V_{e}=velocity of the exhaust at the nozzle exit,

P_{e}=exhaust pressure at the nozzle exit,

P_{a}=ambient pressure, and

A_{e}=area of the nozzle exit.

When considering the P_{a} term during the low altitude segment of the flight, is that very strictly the general atmospheric pressure at the rocket's altitude? I believe the forward travel of the rocket and backward travel of the high velocity exhaust gasses creates a localized low pressure at the base of the rocket (this causes the plume recirculation seen on some launches, right?). Does this area's lowered pressure need to be taken into account for a higher accuracy calculation of the thrust?

I imagine this could come down to a matter of definition. What really matters is the total force on the rocket, and how that's divided up between thrust and drag may be a little bit arbitrary. However, I am inclined to use atmospheric pressure in calculating the pressure term in the thrust equation. That equation is typically derived by noting that if a rocket engine imparts momentum to its exhaust at a rate

The usual way of deriving the thrust equation quoted above is to argue that if the rocket engine imparts momentum at a rate mdot*V

_{e}, then by Newton's third law momentum in the opposite direction is imparted to the engine.
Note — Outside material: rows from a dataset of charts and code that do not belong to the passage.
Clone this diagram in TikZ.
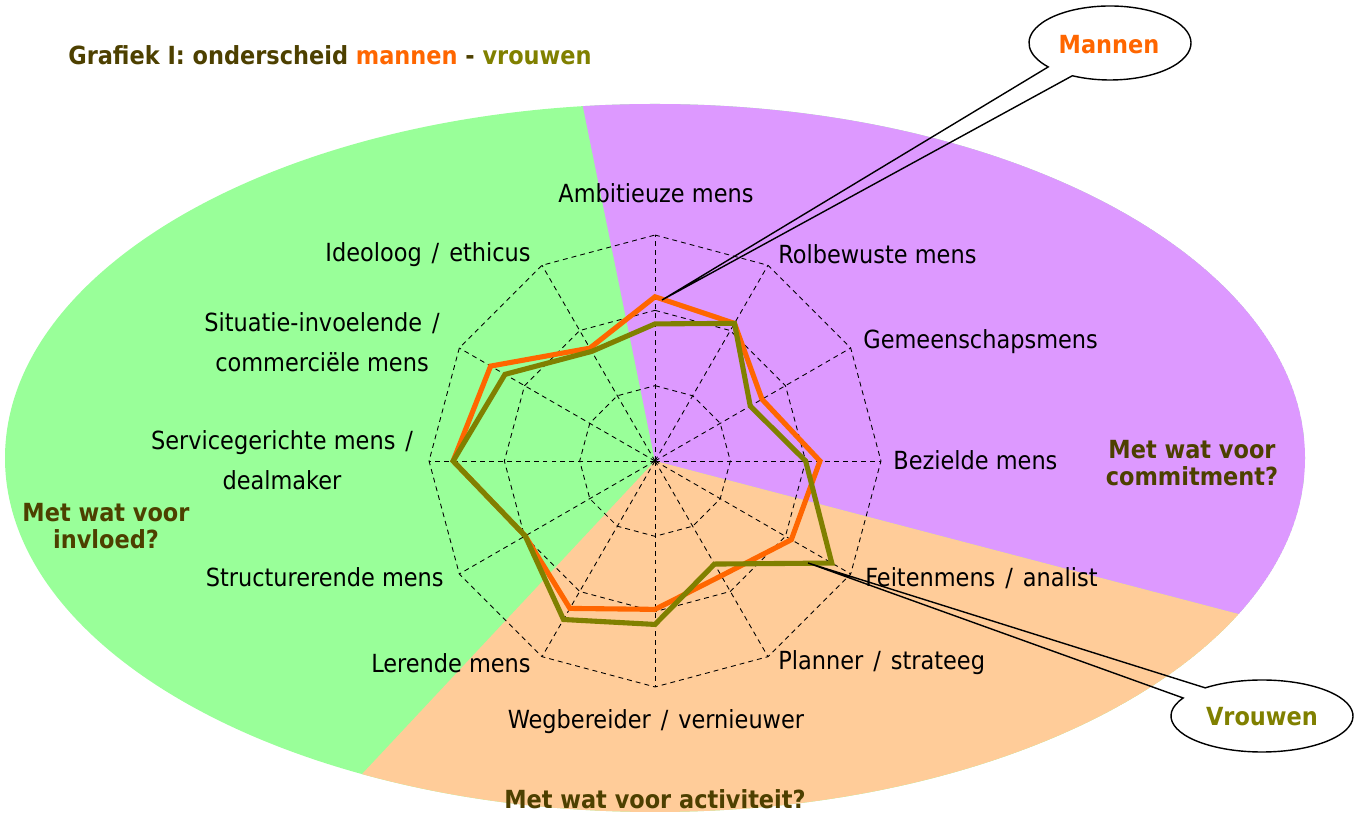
\documentclass[tikz,border=0pt]{standalone}
\usepackage{fontspec}
\setmainfont{DejaVu Sans Condensed}[BoldFont={DejaVu Sans Condensed Bold}]
\usepackage{tikz}
\usetikzlibrary{calc}
\definecolor{groen}{RGB}{153,255,153}
\definecolor{paars}{RGB}{221,153,255}
\definecolor{perzik}{RGB}{255,204,153}
\definecolor{mancol}{RGB}{255,102,0}
\definecolor{vrouwcol}{RGB}{128,128,0}
\definecolor{kop}{RGB}{77,64,0}
\newcommand{\sch}{\hspace{0.4em}/\hspace{0.4em}}
\tikzset{
  lbl/.style={font=\fontsize{14.2}{22.7}\selectfont, align=center, inner sep=0pt},
  kopje/.style={font=\fontsize{14.2}{15.6}\selectfont\bfseries, text=kop, align=center, inner sep=0pt},
  raster/.style={line width=0.5pt, dash pattern=on 2.8pt off 2.3pt},
  lijn/.style={line width=2.9pt},
  ballon/.style={line width=0.8pt}
}
\begin{document}
\begin{tikzpicture}[line cap=butt,line join=miter,x=0.02cm,y=0.02cm]
\useasboundingbox (0,0) rectangle (1359,814);
\coordinate (O) at (655,353);
\coordinate (E) at (655,356);
\begin{scope}
\clip (E) ellipse [x radius=650, y radius=354];
\fill[groen] (E) ellipse [x radius=650, y radius=354];
\begin{scope}[shift={(O)}]
\fill[paars] (0,0) -- (101.5:1500) -- (45:1500) -- (-14.7:1500) -- cycle;
\fill[perzik] (0,0) -- (-14.7:1500) -- (-74:1500) -- (-133.1:1500) -- cycle;
\end{scope}
\end{scope}
\begin{scope}[shift={(O)},x=1.5067cm,y=1.5067cm]
\foreach \r in {1,2,3}
\draw[raster] (90:\r) \foreach \k in {1,...,11} { -- ({90-30*\k}:\r) } -- cycle;
\foreach \k in {0,...,11}
\draw[raster] (0,0) -- ({90-30*\k}:3);
\draw[lijn,mancol] plot coordinates {(90:2.18) (60:2.11) (30:1.64) (0:2.19) (-30:2.09) (-60:1.76) (-90:1.97) (-120:2.26) (-150:1.99) (180:2.68) (150:2.52) (120:1.73)} -- cycle;
\draw[lijn,vrouwcol] plot coordinates {(90:1.82) (60:2.11) (30:1.46) (0:2.00) (-30:2.71) (-60:1.58) (-90:2.17) (-120:2.43) (-150:1.99) (180:2.68) (150:2.30) (120:1.68)} -- cycle;
\end{scope}
\node[lbl] (ambitieus) at (656,621) {Ambitieuze mens};
\node[lbl,anchor=west] (rolbewust) at (778,560) {Rolbewuste mens};
\node[lbl,anchor=west] (gemeenschap) at (863,472) {Gemeenschapsmens};
\node[lbl,anchor=west] (bezield) at (893,354) {Bezielde mens};
\node[lbl,anchor=west] (feiten) at (865,236) {Feitenmens\sch analist};
\node[lbl,anchor=west] (planner) at (778,151) {Planner\sch strateeg};
\node[lbl] (wegbereider) at (656,92) {Wegbereider\sch vernieuwer};
\node[lbl,anchor=east] (lerend) at (531,151) {Lerende mens};
\node[lbl,anchor=east] (structuur) at (444,237) {Structurerende mens};
\node[lbl] (service) at (282,354) {Servicegerichte mens\hspace{0.4em}/\\dealmaker};
\node[lbl] (situatie) at (322,472) {Situatie-invoelende\hspace{0.4em}/\\commerciële mens};
\node[lbl,anchor=east] (ideoloog) at (531,559) {Ideoloog\sch ethicus};
\node[kopje] (invloed) at (106,288) {Met wat voor\\invloed?};
\node[kopje] (commitment) at (1192,351) {Met wat voor\\commitment?};
\node[kopje] (activiteit) at (655,15) {Met wat voor activiteit?};
\node[kopje,anchor=west] (titel) at (68,759) {Grafiek I: onderscheid \textcolor{mancol}{mannen} - \textcolor{vrouwcol}{vrouwen}};
\coordinate (mtip) at (662,514);
\coordinate (vtip) at (808,251);
\draw[ballon] (mtip) -- ($(1110,771)+(242.3:81 and 37)$) arc[start angle=242.3,end angle=580.3,x radius=81,y radius=37] -- cycle;
\draw[ballon] (vtip) -- ($(1262,98)+(150:91 and 36)$) arc[start angle=150,end angle=488.6,x radius=91,y radius=36] -- cycle;
\node[kopje,text=mancol] (mannen) at (1109,769) {Mannen};
\node[kopje,text=vrouwcol] (vrouwen) at (1262,97) {Vrouwen};
\end{tikzpicture}
\end{document}
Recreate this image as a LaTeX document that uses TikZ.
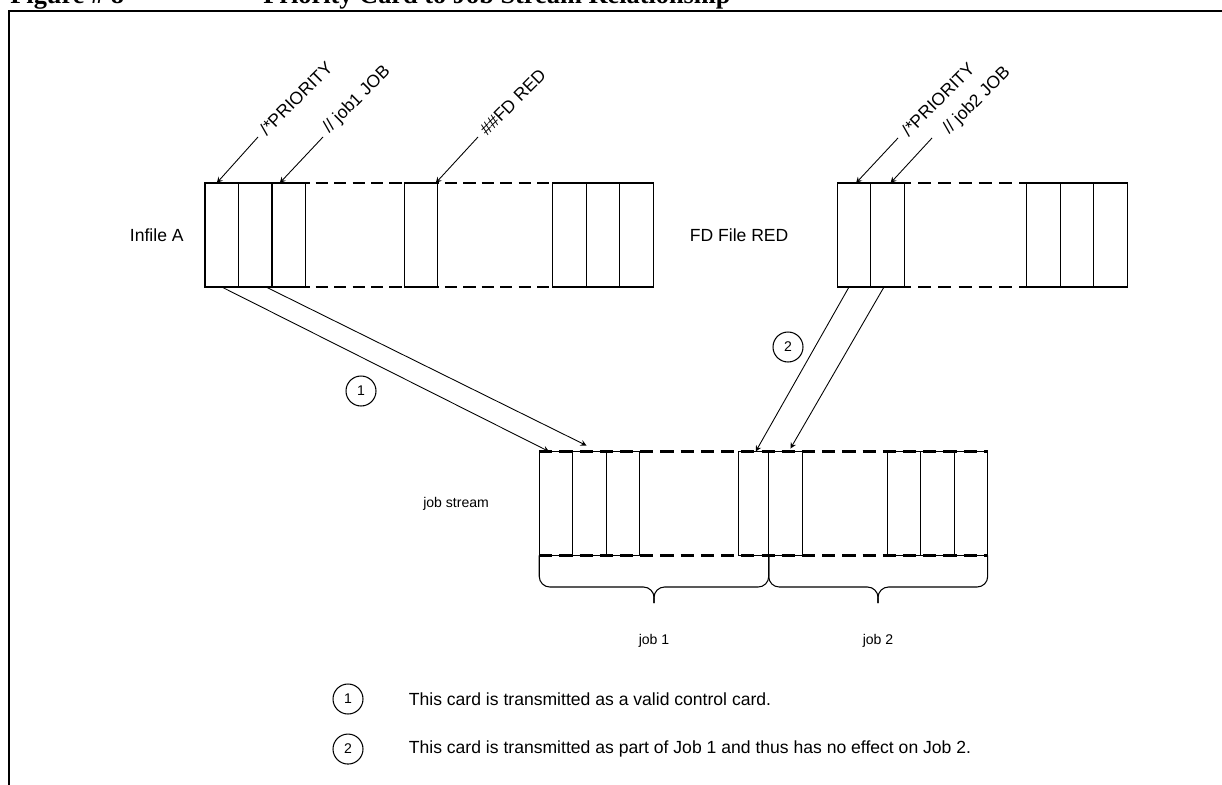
\documentclass[tikz,border=0pt]{standalone}
\usepackage{fontspec}
\setmainfont{Liberation Sans}
\newfontfamily\headserif{Liberation Serif}
\usepackage{tikz}
\usetikzlibrary{arrows, positioning}
\tikzstyle{card} = [draw, rectangle, line width=0.75pt, minimum width=0.67cm, minimum height=2.08cm, inner sep=0pt, outer sep=0pt]
\tikzstyle{thintape} = [line width=0.7pt, dash pattern=on 7pt off 3.5pt]
\tikzstyle{thicktape} = [line width=1.5pt, dash pattern=on 7.5pt off 4pt]
\tikzstyle{arrow} = [line width=0.5pt, ->, >=stealth]
\tikzstyle{numcircle} = [draw, circle, line width=0.6pt, minimum size=0.6cm, inner sep=0pt, font=\fontsize{8}{9}\selectfont]
\tikzstyle{lbl} = [inner sep=0pt, font=\fontsize{10}{12}\selectfont]
\tikzstyle{smalllbl} = [inner sep=0pt, font=\fontsize{8}{10}\selectfont]
\tikzstyle{tag} = [lbl, rotate=45, anchor=south west]
\tikzstyle{bracepath} = [line width=0.6pt, rounded corners=6pt]
\tikzstyle{titletext} = [inner sep=0pt, anchor=base west, font=\headserif\bfseries\fontsize{15}{18}\selectfont]

\begin{document}
\begin{tikzpicture}[x=0.02cm, y=-0.02cm]
    \useasboundingbox (0,0) rectangle (1222,784);
    \clip (0,0) rectangle (1222,784);
    % frame and heading
    \draw[line width=1.4pt] (9,800) -- (9,11) -- (1240,11);
    \node[titletext] (fig) at (10,4) {Figure \# 8};
    \node[titletext] (heading) at (263,4) {Priority Card to Job Stream Relationship};

    % Infile A
    \node[card] (a1) at (221.75,235) {};
    \node[card, right=0pt of a1] (a2) {};
    \node[card, right=0pt of a2] (a3) {};
    \node[card, right=1.975cm of a3] (a4) {};
    \node[card, right=2.3cm of a4] (a5) {};
    \node[card, right=0pt of a5] (a6) {};
    \node[card, right=0pt of a6] (a7) {};
    \draw[thintape] (a1.north west) -- (a7.north east);
    \draw[thintape] (a1.south west) -- (a7.south east);
    \node[lbl, left=0.42cm of a1] (infA) {Infile A};

    % FD File RED
    \node[card] (b1) at (854,235) {};
    \node[card, right=0pt of b1] (b2) {};
    \node[card, right=2.45cm of b2] (b3) {};
    \node[card, right=0pt of b3] (b4) {};
    \node[card, right=0pt of b4] (b5) {};
    \draw[thicktape] (b1.north west) -- (b5.north east);
    \draw[thicktape] (b1.south west) -- (b5.south east);
    \node[lbl, left=0.97cm of b1] (fdred) {FD File RED};

    % job stream
    \node[card] (j1) at (556,503.5) {};
    \node[card, right=0pt of j1] (j2) {};
    \node[card, right=0pt of j2] (j3) {};
    \node[card, minimum width=0.6cm, right=1.98cm of j3] (j4) {};
    \node[card, right=0pt of j4] (j5) {};
    \node[card, right=1.7cm of j5] (j6) {};
    \node[card, right=0pt of j6] (j7) {};
    \node[card, right=0pt of j7] (j8) {};
    \draw[thicktape] (j1.north west) -- (j8.north east);
    \draw[thicktape] (j1.south west) -- (j8.south east);
    \node[smalllbl, left=1.0cm of j1] (stream) {job stream};

    % control card tags
    \node[tag] (prioA) at (267,137) {/*PRIORITY};
    \node[tag] (jobA) at (332,137) {// job1 JOB};
    \node[tag] (fdA) at (487,137) {\#\#FD RED};
    \node[tag] (prioB) at (909,138) {/*PRIORITY};
    \node[tag] (jobB) at (952,138) {// job2 JOB};
    \draw[arrow] ([xshift=-0.18cm]prioA.south west) -- ([xshift=-0.1cm]a1.north);
    \draw[arrow] ([xshift=-0.18cm]jobA.south west) -- ([xshift=-0.18cm]a3.north);
    \draw[arrow] ([xshift=-0.18cm]fdA.south west) -- ([xshift=-0.04cm]a4.north east);
    \draw[arrow] ([xshift=-0.22cm]prioB.south west) -- ([xshift=0.04cm]b1.north);
    \draw[arrow] ([xshift=-0.4cm]jobB.south west) -- ([xshift=0.06cm]b2.north);

    % transfers
    \draw[arrow] (a1.south) -- ([xshift=-0.14cm]j1.north);
    \draw[arrow] ([xshift=-0.12cm]a2.south east) -- ([xshift=-0.06cm, yshift=0.12cm]j2.north);
    \draw[arrow] ([xshift=-0.1cm]b1.south) -- ([xshift=0.04cm]j4.north);
    \draw[arrow] ([xshift=-0.07cm]b2.south) -- ([xshift=0.1cm, yshift=0.06cm]j5.north);
    \node[numcircle] (n1) at (361,391) {1};
    \node[numcircle] (n2) at (788,347) {2};

    % braces under the stream
    \coordinate (k1) at (654,603);
    \coordinate (k2) at (878,603);
    \draw[bracepath] (j1.south west) |- (654,587) -- (k1);
    \draw[bracepath] (k1) -- (654,587) -| (j4.south east);
    \draw[bracepath] (j5.south west) |- (878,587) -- (k2);
    \draw[bracepath] (k2) -- (878,587) -| (j8.south east);
    \node[smalllbl, below=0.62cm of k1] (job1) {job 1};
    \node[smalllbl, below=0.62cm of k2] (job2) {job 2};

    % legend
    \node[numcircle] (lg1) at (348,699) {1};
    \node[numcircle, below=0.38cm of lg1] (lg2) {2};
    \node[lbl, right=0.9cm of lg1] (txt1) {This card is transmitted as a valid control card.};
    \node[lbl, right=0.9cm of lg2] (txt2) {This card is transmitted as part of Job 1 and thus has no effect on Job 2.};
\end{tikzpicture}
\end{document}
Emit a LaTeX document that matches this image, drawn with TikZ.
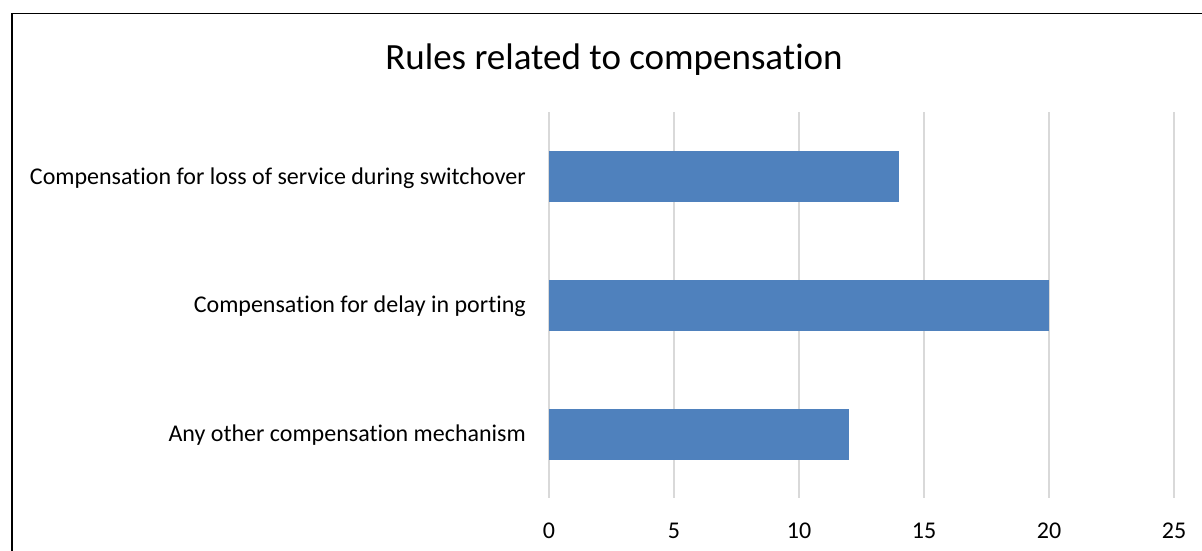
\documentclass[tikz,border=0pt]{standalone}
\usepackage{fontspec}
\setmainfont{Carlito}[Ligatures=NoCommon]
\definecolor{barblue}{HTML}{4F81BD}
\definecolor{gridgray}{HTML}{D9D9D9}
\begin{document}
\begin{tikzpicture}[x=1pt,y=-1pt,
  gridline/.style={draw=gridgray,line width=1.5pt},
  bar/.style={fill=barblue},
  catlabel/.style={anchor=east,font=\fontsize{24}{28}\selectfont,inner sep=0pt},
  ticklabel/.style={anchor=center,font=\fontsize{24}{28}\selectfont,inner sep=0pt},
  frame/.style={draw=black,line width=1.6pt}]
\useasboundingbox (0,0) rectangle (1202,551);
\fill[white] (0,0) rectangle (1202,551);
\draw[frame] (12,551) -- (12,13.5) -- (1202,13.5);
\node[font=\fontsize{37}{42}\selectfont,inner sep=0pt] (title) at (614,60) {Rules related to compensation};
\foreach \v in {0,5,10,15,20,25}{
  \draw[gridline] ({549+25*\v},112) -- ({549+25*\v},498);
  \node[ticklabel] (t\v) at ({549+25*\v},531) {\v};
}
\fill[bar] (549,151) rectangle (899,202);
\fill[bar] (549,280) rectangle (1049,331);
\fill[bar] (549,409) rectangle (849,460);
\node[catlabel] (c1) at (526,178) {Compensation for loss of service during switchover};
\node[catlabel] (c2) at (526,306) {Compensation for delay in porting};
\node[catlabel] (c3) at (526,435) {Any other compensation mechanism};
\end{tikzpicture}
\end{document}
Then the back-pressure term is rather artificially, in my view, tacked on.

However, the equation can also be derived by considering nothing but the pressure forces on the engine. As one proceeds aft from the forward dome of the combustion chamber, diverging sections (including the forward dome itself) exert forward forward on the engine wherever the internal pressure exceeds ambient, and converging sections exert rearward force. Where internal pressure is lower than external, diverging sections exert rearward force and converging sections exert forward force. Add up all of those forces (i.e., integrate from the top of the combustion chamber to the nozzle exit), and you get the usual expression for thrust.

If you look at thrust this way, then it's natural that the general ambient pressure appears in the equation.

EDIT: "thats" -> "that's"